The Company is in the process of unblinding the data and has indicated that it hopes to have that data available about this coming July-August. I am not sure how realistic that target is given that the task of retrieving and then verifying large amounts of data is fairly daunting, but the Company must be reasonably confident of doing so by nominating a target date.
The fate of the trial and the data in the event of a negative outcome speaks for itself and there is little point in dwelling that situation. So let’s assume for the sake of discussion that the unblinded data proves to be positive. What are the options for the Company in that situation?
Attracting the interest of a major pharmaceutical player seems one likely option. A positive trial outcome would do what hasn’t been possible before, and that is to provide unequivocal proof of efficacy in a blinded, double-arm study. It is difficult to pinpoint why there has been so little apparent interest from major pharma in phenoxodiol to date when those companies often in-licence drugs with far less clinical data than phenoxodiol. A mindset that has trouble accepting that a drug can be potently cytotoxic against cancer cells but completely spare normal cells, or a drug that works by a mechanism (tNOX inhibition) that has little cache in cancer circles, are the sorts of cynicism that Novogen almost certainly would face. But nothing speaks like success, and an ability to reverse a high level of resistance to carboplatin where nothing previously has worked should go a long way to dissolving those prejudices.
Another option is to continue to pursue the Accelerated Approval application with the FDA. For this, we need to look at where the trial is now in relation to the milestones set by the FDA.

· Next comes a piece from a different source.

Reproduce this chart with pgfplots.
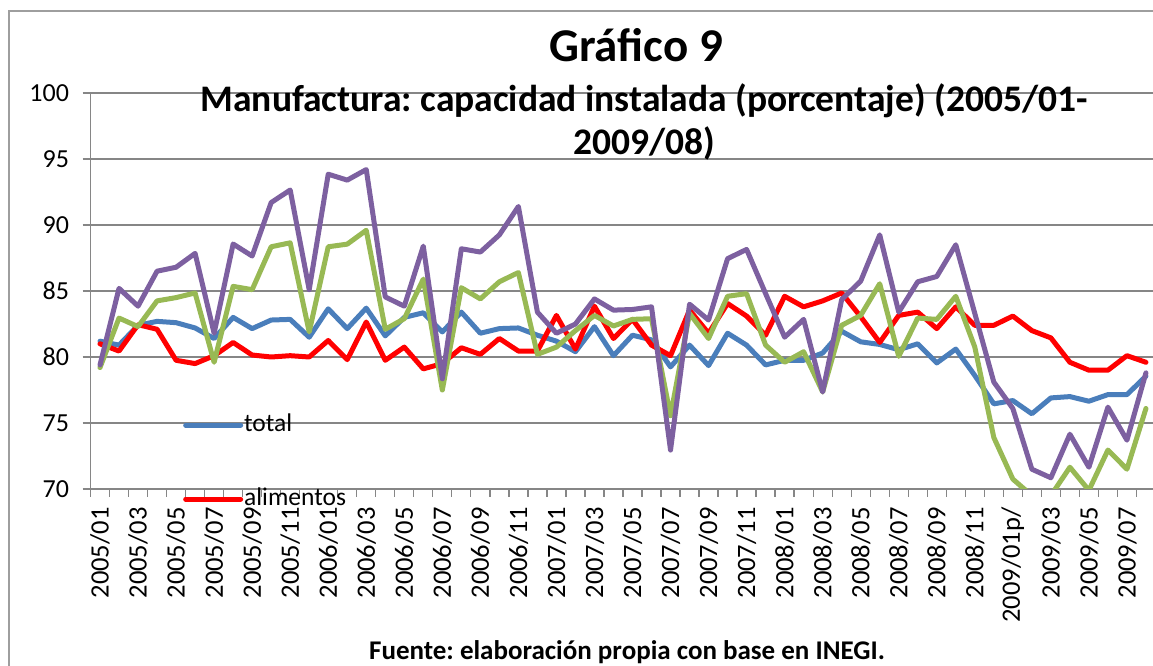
\documentclass[border=0pt]{standalone}
\usepackage{fontspec}
\setmainfont{Carlito}
\usepackage{pgfplots}
\pgfplotsset{compat=1.18}
\frenchspacing

\definecolor{cTotal}{HTML}{4A7EBB}
\definecolor{cAlim}{HTML}{FF0000}
\definecolor{cGreen}{HTML}{98B954}
\definecolor{cPurple}{HTML}{7D60A0}
\definecolor{cGrid}{HTML}{868686}

\pgfplotstableread{
i total alim verde morado
0 81.2 81.0 79.2 79.4
1 80.9 80.45 82.95 85.2
2 82.4 82.45 82.3 83.85
3 82.7 82.1 84.25 86.5
4 82.6 79.75 84.5 86.8
5 82.2 79.5 84.85 87.85
6 81.4 80.1 79.6 81.8
7 83.0 81.1 85.35 88.56
8 82.15 80.15 85.1 87.65
9 82.8 80.0 88.35 91.7
10 82.85 80.1 88.65 92.65
11 81.5 80.0 81.9 85.1
12 83.65 81.25 88.35 93.85
13 82.15 79.8 88.55 93.4
14 83.7 82.65 89.6 94.2
15 81.6 79.75 82.1 84.55
16 83.0 80.75 82.9 83.85
17 83.35 79.1 85.9 88.4
18 81.9 79.5 77.5 78.35
19 83.4 80.7 85.25 88.2
20 81.8 80.2 84.4 87.95
21 82.15 81.4 85.7 89.25
22 82.2 80.45 86.4 91.4
23 81.65 80.45 80.2 83.4
24 81.2 83.15 80.75 81.8
25 80.4 80.6 82.0 82.5
26 82.3 83.85 83.15 84.4
27 80.1 81.4 82.35 83.55
28 81.65 82.85 82.85 83.6
29 81.3 80.9 82.9 83.8
30 79.25 80.1 75.55 72.95
31 80.9 83.55 83.3 84.0
32 79.35 81.8 81.4 82.8
33 81.8 84.05 84.6 87.45
34 80.9 83.1 84.8 88.15
35 79.4 81.65 80.9 84.8
36 79.75 84.6 79.6 81.5
37 79.75 83.8 80.4 82.85
38 80.3 84.25 77.35 77.35
39 81.95 84.85 82.4 84.35
40 81.15 83.05 83.15 85.75
41 80.95 81.1 85.55 89.25
42 80.55 83.15 80.05 83.4
43 81.0 83.4 82.95 85.7
44 79.55 82.15 82.85 86.1
45 80.6 83.8 84.6 88.5
46 78.6 82.4 80.75 83.3
47 76.45 82.4 73.9 78.1
48 76.7 83.1 70.75 76.1
49 75.7 82.0 69.5 71.5
50 76.9 81.45 69.5 70.85
51 77.0 79.6 71.65 74.15
52 76.65 79.0 69.9 71.65
53 77.15 79.0 72.95 76.2
54 77.15 80.1 71.5 73.7
55 78.55 79.6 76.1 78.8
}\datatable

\begin{document}
\begin{tikzpicture}[x=1pt,y=1pt]
\path[use as bounding box] (0,0) rectangle (1153,666);
\draw[cGrid!80, line width=1.2pt] (9,-20) -- (9,655) -- (1180,655);
\begin{axis}[
  at={(90.5pt,177pt)}, anchor=south west,
  scale only axis, width=1065pt, height=396pt,
  xmin=-0.5, xmax=55.5, ymin=70, ymax=100,
  axis x line=bottom, axis y line=left,
  axis line style={-, draw=cGrid, line width=1.3pt},
  ytick={70,75,...,100}, ymajorgrids,
  grid style={cGrid, line width=1.3pt},
  xtick={-0.5,0.5,...,55.5}, xticklabels={},
  tick align=outside, major tick length=8pt,
  tick style={cGrid, line width=1.3pt},
  extra x ticks={0,2,...,54},
  extra x tick labels={2005/01,2005/03,2005/05,2005/07,2005/09,2005/11,2006/01,2006/03,2006/05,2006/07,2006/09,2006/11,2007/01,2007/03,2007/05,2007/07,2007/09,2007/11,2008/01,2008/03,2008/05,2008/07,2008/09,2008/11,2009/01p/,2009/03,2009/05,2009/07},
  extra x tick style={major tick length=0pt, grid=none},
  xticklabel style={rotate=90, anchor=east, font=\fontsize{26.5}{28}\selectfont},
  xticklabel shift=15pt,
  yticklabel style={font=\fontsize{26}{28}\selectfont},
  yticklabel shift=10pt,
  /pgf/number format/assume math mode=true,
  legend style={draw=none, fill=none, at={(0.0840,0.068)}, anchor=west,
    font=\fontsize{25.5}{28}\selectfont, row sep=48pt,
    nodes={inner sep=1pt, text height=18pt, text depth=6pt}},
  legend cell align=left,
  legend image code/.code={\draw[#1] (0pt,0pt) -- (55pt,0pt);},
  every axis plot/.append style={line width=5pt, line join=round, line cap=round},
]
\addplot[cTotal, no markers] table[x=i, y=total] {\datatable};
\addlegendentry{total}
\addplot[cAlim, no markers] table[x=i, y=alim] {\datatable};
\addlegendentry{alimentos}
\addplot[cGreen, no markers, forget plot] table[x=i, y=verde] {\datatable};
\addplot[cPurple, no markers, forget plot] table[x=i, y=morado] {\datatable};
\end{axis}
\node[font=\bfseries\fontsize{47}{50}\selectfont] at (636,621) {Gráfico 9};
\node[font=\bfseries\fontsize{37.5}{43}\selectfont, align=center] at (644,544.5) {Manufactura: capacidad instalada (porcentaje) (2005/01-\\2009/08)};
\node[font=\bfseries\fontsize{27}{30}\selectfont] at (627,14) {Fuente: elaboración propia con base en INEGI.};
\end{tikzpicture}
\end{document}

At the 2008 Annual General Meeting, the Company explained that the number of events that would form the basis of the final analysis was 190, and exactly half of that (95) for the interim analysis. The purpose of a total recruitment of 340 patients was to allow a healthy margin for patient drop-outs and matters such as incorrect patient management that would make a patient’s data ineligible. A total of 340 patients provided some certainty in getting to 190 analysable events.

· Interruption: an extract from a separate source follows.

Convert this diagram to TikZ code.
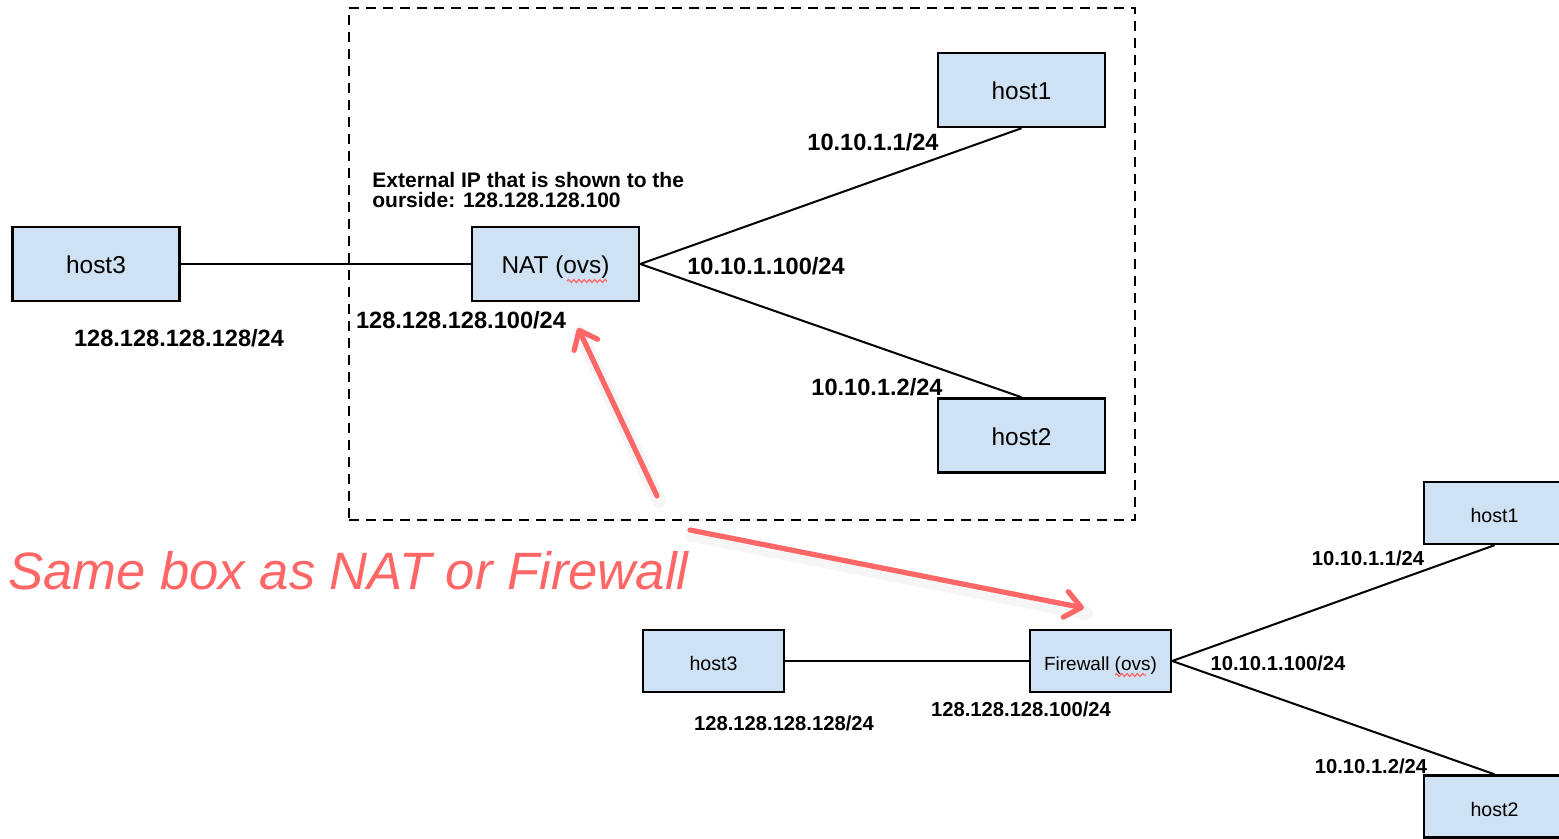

So the first milestone to hit is 95 events. Is this likely from 141 patients? Probably, is the best guess.
From there, the arguments in favour of the Company would probably be along the lines of:
- that completion of the study was impractical;
- that the usual situation where a study was halted after the interim analysis without any meaningful data on the primary endpoint does not apply here. In OVATURE, the data being analysed at the interim analysis is the primary endpoint;
- that the drug was without significant safety issues.